**Records with drawing code:**
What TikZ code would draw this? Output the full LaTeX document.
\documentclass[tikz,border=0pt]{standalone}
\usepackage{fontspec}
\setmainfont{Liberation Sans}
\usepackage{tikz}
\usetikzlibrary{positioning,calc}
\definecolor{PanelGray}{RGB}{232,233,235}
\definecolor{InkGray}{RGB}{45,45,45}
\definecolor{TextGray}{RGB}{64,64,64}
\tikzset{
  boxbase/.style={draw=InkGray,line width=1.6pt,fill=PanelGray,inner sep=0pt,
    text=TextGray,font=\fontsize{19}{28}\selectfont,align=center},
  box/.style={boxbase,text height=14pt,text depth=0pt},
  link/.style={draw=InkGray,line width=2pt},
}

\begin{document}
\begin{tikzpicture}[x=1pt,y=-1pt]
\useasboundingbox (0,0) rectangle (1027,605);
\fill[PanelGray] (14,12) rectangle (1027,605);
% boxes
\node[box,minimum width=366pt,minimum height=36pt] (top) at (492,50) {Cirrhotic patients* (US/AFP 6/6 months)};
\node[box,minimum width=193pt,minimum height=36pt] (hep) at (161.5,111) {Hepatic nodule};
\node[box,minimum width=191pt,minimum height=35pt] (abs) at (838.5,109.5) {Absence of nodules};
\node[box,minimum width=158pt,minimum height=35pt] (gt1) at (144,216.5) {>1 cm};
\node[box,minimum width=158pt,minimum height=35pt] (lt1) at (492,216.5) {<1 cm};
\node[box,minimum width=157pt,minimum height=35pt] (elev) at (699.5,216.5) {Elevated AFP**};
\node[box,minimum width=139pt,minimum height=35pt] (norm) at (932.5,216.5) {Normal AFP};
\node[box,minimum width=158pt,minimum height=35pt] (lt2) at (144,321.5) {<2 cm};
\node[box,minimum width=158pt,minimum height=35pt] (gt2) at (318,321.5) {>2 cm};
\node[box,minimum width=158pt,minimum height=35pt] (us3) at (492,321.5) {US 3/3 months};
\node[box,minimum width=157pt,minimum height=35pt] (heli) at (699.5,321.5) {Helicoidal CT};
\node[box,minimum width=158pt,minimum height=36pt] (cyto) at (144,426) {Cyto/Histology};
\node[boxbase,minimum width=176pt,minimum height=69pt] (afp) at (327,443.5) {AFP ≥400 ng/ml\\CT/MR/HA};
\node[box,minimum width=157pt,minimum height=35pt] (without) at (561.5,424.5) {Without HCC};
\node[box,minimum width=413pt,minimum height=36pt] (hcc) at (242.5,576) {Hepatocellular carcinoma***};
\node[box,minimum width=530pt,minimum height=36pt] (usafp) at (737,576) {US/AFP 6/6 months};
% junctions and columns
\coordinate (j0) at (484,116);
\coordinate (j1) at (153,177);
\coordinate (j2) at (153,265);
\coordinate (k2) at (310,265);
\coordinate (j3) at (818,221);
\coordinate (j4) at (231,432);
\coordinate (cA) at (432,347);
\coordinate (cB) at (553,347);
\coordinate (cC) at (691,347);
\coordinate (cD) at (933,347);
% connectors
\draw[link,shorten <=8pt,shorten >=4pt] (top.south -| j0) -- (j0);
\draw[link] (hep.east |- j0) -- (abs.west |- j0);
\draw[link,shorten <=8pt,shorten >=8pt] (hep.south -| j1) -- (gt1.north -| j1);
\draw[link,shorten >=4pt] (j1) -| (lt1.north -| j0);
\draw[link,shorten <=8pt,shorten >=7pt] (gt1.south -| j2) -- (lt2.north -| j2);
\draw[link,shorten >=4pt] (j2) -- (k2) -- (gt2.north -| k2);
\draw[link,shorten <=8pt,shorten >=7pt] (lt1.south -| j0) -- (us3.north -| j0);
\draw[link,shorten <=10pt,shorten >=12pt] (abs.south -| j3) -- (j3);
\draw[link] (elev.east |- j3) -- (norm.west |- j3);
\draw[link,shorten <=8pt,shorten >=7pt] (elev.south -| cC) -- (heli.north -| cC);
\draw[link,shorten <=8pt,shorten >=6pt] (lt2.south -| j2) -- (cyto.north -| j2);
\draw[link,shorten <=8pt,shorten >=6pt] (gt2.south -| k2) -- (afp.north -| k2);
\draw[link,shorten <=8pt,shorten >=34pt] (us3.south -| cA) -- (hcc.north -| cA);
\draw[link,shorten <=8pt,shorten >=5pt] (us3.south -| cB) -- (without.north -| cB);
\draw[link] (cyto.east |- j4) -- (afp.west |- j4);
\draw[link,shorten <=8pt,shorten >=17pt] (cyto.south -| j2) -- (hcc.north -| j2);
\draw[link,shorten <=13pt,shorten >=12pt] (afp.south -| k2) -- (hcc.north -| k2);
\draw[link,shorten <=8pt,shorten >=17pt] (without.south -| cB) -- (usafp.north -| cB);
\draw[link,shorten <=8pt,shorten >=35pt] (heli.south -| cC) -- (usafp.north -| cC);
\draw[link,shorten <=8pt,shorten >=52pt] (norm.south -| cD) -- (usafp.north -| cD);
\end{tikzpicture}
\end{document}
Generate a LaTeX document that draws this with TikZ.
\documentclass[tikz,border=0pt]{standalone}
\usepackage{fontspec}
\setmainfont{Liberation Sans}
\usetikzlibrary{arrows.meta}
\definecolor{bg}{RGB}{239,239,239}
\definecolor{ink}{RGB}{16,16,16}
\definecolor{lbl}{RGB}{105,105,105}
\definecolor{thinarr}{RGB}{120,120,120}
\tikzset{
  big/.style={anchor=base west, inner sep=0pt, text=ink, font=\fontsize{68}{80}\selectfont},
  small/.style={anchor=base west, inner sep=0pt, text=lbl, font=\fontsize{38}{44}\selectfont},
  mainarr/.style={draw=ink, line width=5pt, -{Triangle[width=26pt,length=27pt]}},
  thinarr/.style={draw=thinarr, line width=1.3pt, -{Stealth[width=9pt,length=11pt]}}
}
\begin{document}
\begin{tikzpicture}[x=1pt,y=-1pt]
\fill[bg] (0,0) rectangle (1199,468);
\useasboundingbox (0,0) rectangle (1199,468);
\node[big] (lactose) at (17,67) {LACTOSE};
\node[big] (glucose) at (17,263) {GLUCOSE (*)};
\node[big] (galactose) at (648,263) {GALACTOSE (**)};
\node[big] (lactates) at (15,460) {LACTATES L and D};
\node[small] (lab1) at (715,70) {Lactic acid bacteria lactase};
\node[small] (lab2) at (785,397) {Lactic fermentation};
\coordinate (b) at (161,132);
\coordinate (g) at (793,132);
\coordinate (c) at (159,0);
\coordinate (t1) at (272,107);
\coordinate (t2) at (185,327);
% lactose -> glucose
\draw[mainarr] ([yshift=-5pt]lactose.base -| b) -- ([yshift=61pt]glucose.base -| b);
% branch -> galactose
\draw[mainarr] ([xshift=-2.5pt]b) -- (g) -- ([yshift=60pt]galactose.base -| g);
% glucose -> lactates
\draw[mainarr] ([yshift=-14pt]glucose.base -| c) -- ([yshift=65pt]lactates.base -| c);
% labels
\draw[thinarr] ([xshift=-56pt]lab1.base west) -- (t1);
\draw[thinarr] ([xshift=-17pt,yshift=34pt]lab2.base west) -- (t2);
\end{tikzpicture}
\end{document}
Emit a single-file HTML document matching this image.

**Exercise brief:**
Print the entries exactly. Include every one.

**Solution to this problem:**
What TikZ code would draw this? Output the full LaTeX document.
\documentclass[tikz,border=0pt]{standalone}
\usepackage{fontspec}
\setmainfont{Liberation Sans}
\usepackage{tikz}
\usetikzlibrary{positioning,calc}
\definecolor{PanelGray}{RGB}{232,233,235}
\definecolor{InkGray}{RGB}{45,45,45}
\definecolor{TextGray}{RGB}{64,64,64}
\tikzset{
  boxbase/.style={draw=InkGray,line width=1.6pt,fill=PanelGray,inner sep=0pt,
    text=TextGray,font=\fontsize{19}{28}\selectfont,align=center},
  box/.style={boxbase,text height=14pt,text depth=0pt},
  link/.style={draw=InkGray,line width=2pt},
}

\begin{document}
\begin{tikzpicture}[x=1pt,y=-1pt]
\useasboundingbox (0,0) rectangle (1027,605);
\fill[PanelGray] (14,12) rectangle (1027,605);
% boxes
\node[box,minimum width=366pt,minimum height=36pt] (top) at (492,50) {Cirrhotic patients* (US/AFP 6/6 months)};
\node[box,minimum width=193pt,minimum height=36pt] (hep) at (161.5,111) {Hepatic nodule};
\node[box,minimum width=191pt,minimum height=35pt] (abs) at (838.5,109.5) {Absence of nodules};
\node[box,minimum width=158pt,minimum height=35pt] (gt1) at (144,216.5) {>1 cm};
\node[box,minimum width=158pt,minimum height=35pt] (lt1) at (492,216.5) {<1 cm};
\node[box,minimum width=157pt,minimum height=35pt] (elev) at (699.5,216.5) {Elevated AFP**};
\node[box,minimum width=139pt,minimum height=35pt] (norm) at (932.5,216.5) {Normal AFP};
\node[box,minimum width=158pt,minimum height=35pt] (lt2) at (144,321.5) {<2 cm};
\node[box,minimum width=158pt,minimum height=35pt] (gt2) at (318,321.5) {>2 cm};
\node[box,minimum width=158pt,minimum height=35pt] (us3) at (492,321.5) {US 3/3 months};
\node[box,minimum width=157pt,minimum height=35pt] (heli) at (699.5,321.5) {Helicoidal CT};
\node[box,minimum width=158pt,minimum height=36pt] (cyto) at (144,426) {Cyto/Histology};
\node[boxbase,minimum width=176pt,minimum height=69pt] (afp) at (327,443.5) {AFP ≥400 ng/ml\\CT/MR/HA};
\node[box,minimum width=157pt,minimum height=35pt] (without) at (561.5,424.5) {Without HCC};
\node[box,minimum width=413pt,minimum height=36pt] (hcc) at (242.5,576) {Hepatocellular carcinoma***};
\node[box,minimum width=530pt,minimum height=36pt] (usafp) at (737,576) {US/AFP 6/6 months};
% junctions and columns
\coordinate (j0) at (484,116);
\coordinate (j1) at (153,177);
\coordinate (j2) at (153,265);
\coordinate (k2) at (310,265);
\coordinate (j3) at (818,221);
\coordinate (j4) at (231,432);
\coordinate (cA) at (432,347);
\coordinate (cB) at (553,347);
\coordinate (cC) at (691,347);
\coordinate (cD) at (933,347);
% connectors
\draw[link,shorten <=8pt,shorten >=4pt] (top.south -| j0) -- (j0);
\draw[link] (hep.east |- j0) -- (abs.west |- j0);
\draw[link,shorten <=8pt,shorten >=8pt] (hep.south -| j1) -- (gt1.north -| j1);
\draw[link,shorten >=4pt] (j1) -| (lt1.north -| j0);
\draw[link,shorten <=8pt,shorten >=7pt] (gt1.south -| j2) -- (lt2.north -| j2);
\draw[link,shorten >=4pt] (j2) -- (k2) -- (gt2.north -| k2);
\draw[link,shorten <=8pt,shorten >=7pt] (lt1.south -| j0) -- (us3.north -| j0);
\draw[link,shorten <=10pt,shorten >=12pt] (abs.south -| j3) -- (j3);
\draw[link] (elev.east |- j3) -- (norm.west |- j3);
\draw[link,shorten <=8pt,shorten >=7pt] (elev.south -| cC) -- (heli.north -| cC);
\draw[link,shorten <=8pt,shorten >=6pt] (lt2.south -| j2) -- (cyto.north -| j2);
\draw[link,shorten <=8pt,shorten >=6pt] (gt2.south -| k2) -- (afp.north -| k2);
\draw[link,shorten <=8pt,shorten >=34pt] (us3.south -| cA) -- (hcc.north -| cA);
\draw[link,shorten <=8pt,shorten >=5pt] (us3.south -| cB) -- (without.north -| cB);
\draw[link] (cyto.east |- j4) -- (afp.west |- j4);
\draw[link,shorten <=8pt,shorten >=17pt] (cyto.south -| j2) -- (hcc.north -| j2);
\draw[link,shorten <=13pt,shorten >=12pt] (afp.south -| k2) -- (hcc.north -| k2);
\draw[link,shorten <=8pt,shorten >=17pt] (without.south -| cB) -- (usafp.north -| cB);
\draw[link,shorten <=8pt,shorten >=35pt] (heli.south -| cC) -- (usafp.north -| cC);
\draw[link,shorten <=8pt,shorten >=52pt] (norm.south -| cD) -- (usafp.north -| cD);
\end{tikzpicture}
\end{document}
Generate a LaTeX document that draws this with TikZ.
\documentclass[tikz,border=0pt]{standalone}
\usepackage{fontspec}
\setmainfont{Liberation Sans}
\usetikzlibrary{arrows.meta}
\definecolor{bg}{RGB}{239,239,239}
\definecolor{ink}{RGB}{16,16,16}
\definecolor{lbl}{RGB}{105,105,105}
\definecolor{thinarr}{RGB}{120,120,120}
\tikzset{
  big/.style={anchor=base west, inner sep=0pt, text=ink, font=\fontsize{68}{80}\selectfont},
  small/.style={anchor=base west, inner sep=0pt, text=lbl, font=\fontsize{38}{44}\selectfont},
  mainarr/.style={draw=ink, line width=5pt, -{Triangle[width=26pt,length=27pt]}},
  thinarr/.style={draw=thinarr, line width=1.3pt, -{Stealth[width=9pt,length=11pt]}}
}
\begin{document}
\begin{tikzpicture}[x=1pt,y=-1pt]
\fill[bg] (0,0) rectangle (1199,468);
\useasboundingbox (0,0) rectangle (1199,468);
\node[big] (lactose) at (17,67) {LACTOSE};
\node[big] (glucose) at (17,263) {GLUCOSE (*)};
\node[big] (galactose) at (648,263) {GALACTOSE (**)};
\node[big] (lactates) at (15,460) {LACTATES L and D};
\node[small] (lab1) at (715,70) {Lactic acid bacteria lactase};
\node[small] (lab2) at (785,397) {Lactic fermentation};
\coordinate (b) at (161,132);
\coordinate (g) at (793,132);
\coordinate (c) at (159,0);
\coordinate (t1) at (272,107);
\coordinate (t2) at (185,327);
% lactose -> glucose
\draw[mainarr] ([yshift=-5pt]lactose.base -| b) -- ([yshift=61pt]glucose.base -| b);
% branch -> galactose
\draw[mainarr] ([xshift=-2.5pt]b) -- (g) -- ([yshift=60pt]galactose.base -| g);
% glucose -> lactates
\draw[mainarr] ([yshift=-14pt]glucose.base -| c) -- ([yshift=65pt]lactates.base -| c);
% labels
\draw[thinarr] ([xshift=-56pt]lab1.base west) -- (t1);
\draw[thinarr] ([xshift=-17pt,yshift=34pt]lab2.base west) -- (t2);
\end{tikzpicture}
\end{document}
Emit a single-file HTML document matching this image.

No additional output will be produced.